_TASK REQUIREMENTS_: State the number of lines in these records holding "chart". Say nothing more.

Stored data
* * * * * * * * *

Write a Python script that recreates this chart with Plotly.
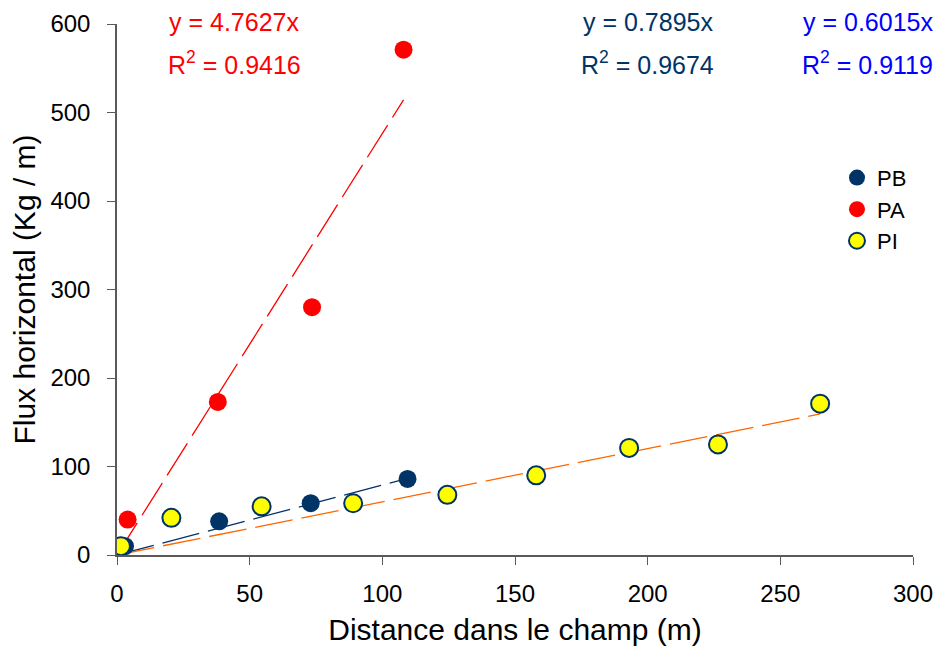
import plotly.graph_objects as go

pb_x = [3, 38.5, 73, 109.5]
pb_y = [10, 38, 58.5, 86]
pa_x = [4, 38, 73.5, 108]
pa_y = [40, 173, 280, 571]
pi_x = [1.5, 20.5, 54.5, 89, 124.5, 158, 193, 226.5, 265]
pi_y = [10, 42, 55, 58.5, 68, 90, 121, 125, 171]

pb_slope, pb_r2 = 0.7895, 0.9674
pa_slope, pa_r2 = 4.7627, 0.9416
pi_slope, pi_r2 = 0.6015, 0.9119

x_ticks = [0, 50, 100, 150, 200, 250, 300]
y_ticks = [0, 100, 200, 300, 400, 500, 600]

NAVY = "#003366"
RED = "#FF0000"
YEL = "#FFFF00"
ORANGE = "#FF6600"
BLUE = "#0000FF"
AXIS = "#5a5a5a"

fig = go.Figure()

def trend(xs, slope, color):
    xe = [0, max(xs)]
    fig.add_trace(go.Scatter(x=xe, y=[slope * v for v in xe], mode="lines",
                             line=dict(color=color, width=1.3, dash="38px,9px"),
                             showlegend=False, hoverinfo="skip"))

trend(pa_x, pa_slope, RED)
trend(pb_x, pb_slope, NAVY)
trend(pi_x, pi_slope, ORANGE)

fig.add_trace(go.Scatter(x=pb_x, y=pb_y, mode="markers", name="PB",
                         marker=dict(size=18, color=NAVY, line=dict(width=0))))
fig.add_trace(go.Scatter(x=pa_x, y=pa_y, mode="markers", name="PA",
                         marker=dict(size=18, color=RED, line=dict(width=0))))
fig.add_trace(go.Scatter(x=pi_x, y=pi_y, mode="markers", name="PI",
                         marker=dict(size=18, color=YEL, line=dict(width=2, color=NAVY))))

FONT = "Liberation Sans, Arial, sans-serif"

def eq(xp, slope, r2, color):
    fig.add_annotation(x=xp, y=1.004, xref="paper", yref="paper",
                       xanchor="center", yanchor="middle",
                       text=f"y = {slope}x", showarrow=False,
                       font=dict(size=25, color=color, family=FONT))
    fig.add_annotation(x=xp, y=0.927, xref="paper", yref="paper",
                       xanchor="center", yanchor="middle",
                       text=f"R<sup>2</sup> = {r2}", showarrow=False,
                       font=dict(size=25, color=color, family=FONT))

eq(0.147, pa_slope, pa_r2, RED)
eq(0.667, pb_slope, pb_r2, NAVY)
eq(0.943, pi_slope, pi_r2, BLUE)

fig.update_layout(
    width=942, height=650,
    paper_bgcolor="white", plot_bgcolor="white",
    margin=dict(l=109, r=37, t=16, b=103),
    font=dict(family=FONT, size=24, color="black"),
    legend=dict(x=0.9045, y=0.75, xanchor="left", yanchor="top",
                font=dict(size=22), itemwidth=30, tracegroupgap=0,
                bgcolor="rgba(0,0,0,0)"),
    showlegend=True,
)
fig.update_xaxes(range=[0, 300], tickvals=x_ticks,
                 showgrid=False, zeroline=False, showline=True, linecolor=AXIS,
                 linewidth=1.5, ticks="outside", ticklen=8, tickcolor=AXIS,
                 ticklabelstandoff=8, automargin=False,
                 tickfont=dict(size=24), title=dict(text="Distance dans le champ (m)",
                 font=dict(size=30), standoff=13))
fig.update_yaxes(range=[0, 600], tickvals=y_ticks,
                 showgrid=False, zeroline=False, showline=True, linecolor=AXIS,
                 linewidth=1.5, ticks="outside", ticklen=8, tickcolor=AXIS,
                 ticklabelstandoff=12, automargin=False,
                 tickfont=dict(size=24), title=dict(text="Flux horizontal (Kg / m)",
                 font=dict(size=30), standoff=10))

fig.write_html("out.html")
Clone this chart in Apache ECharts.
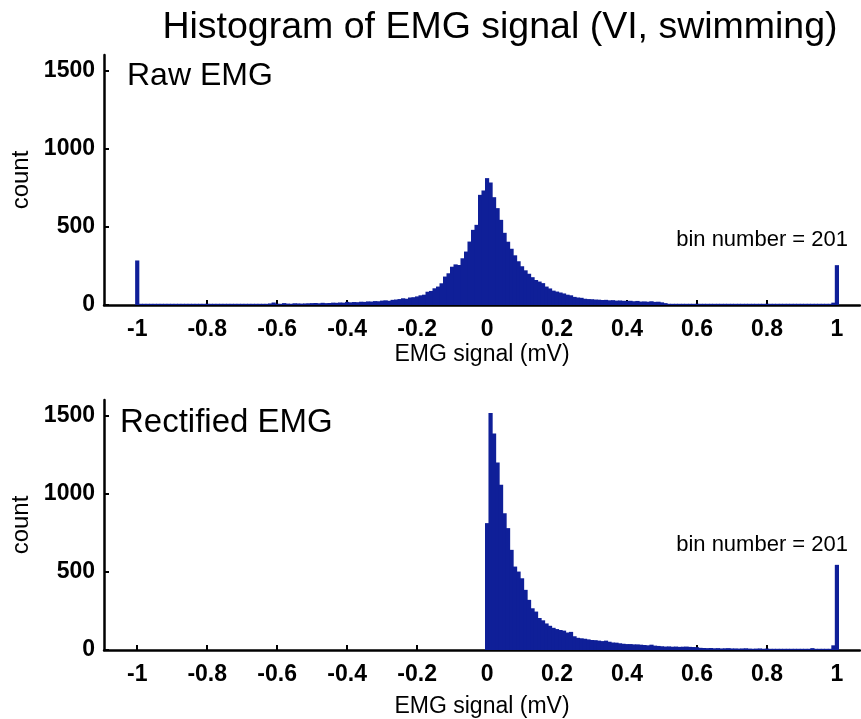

* * * * * * * * *

_RESULT BELOW_: 2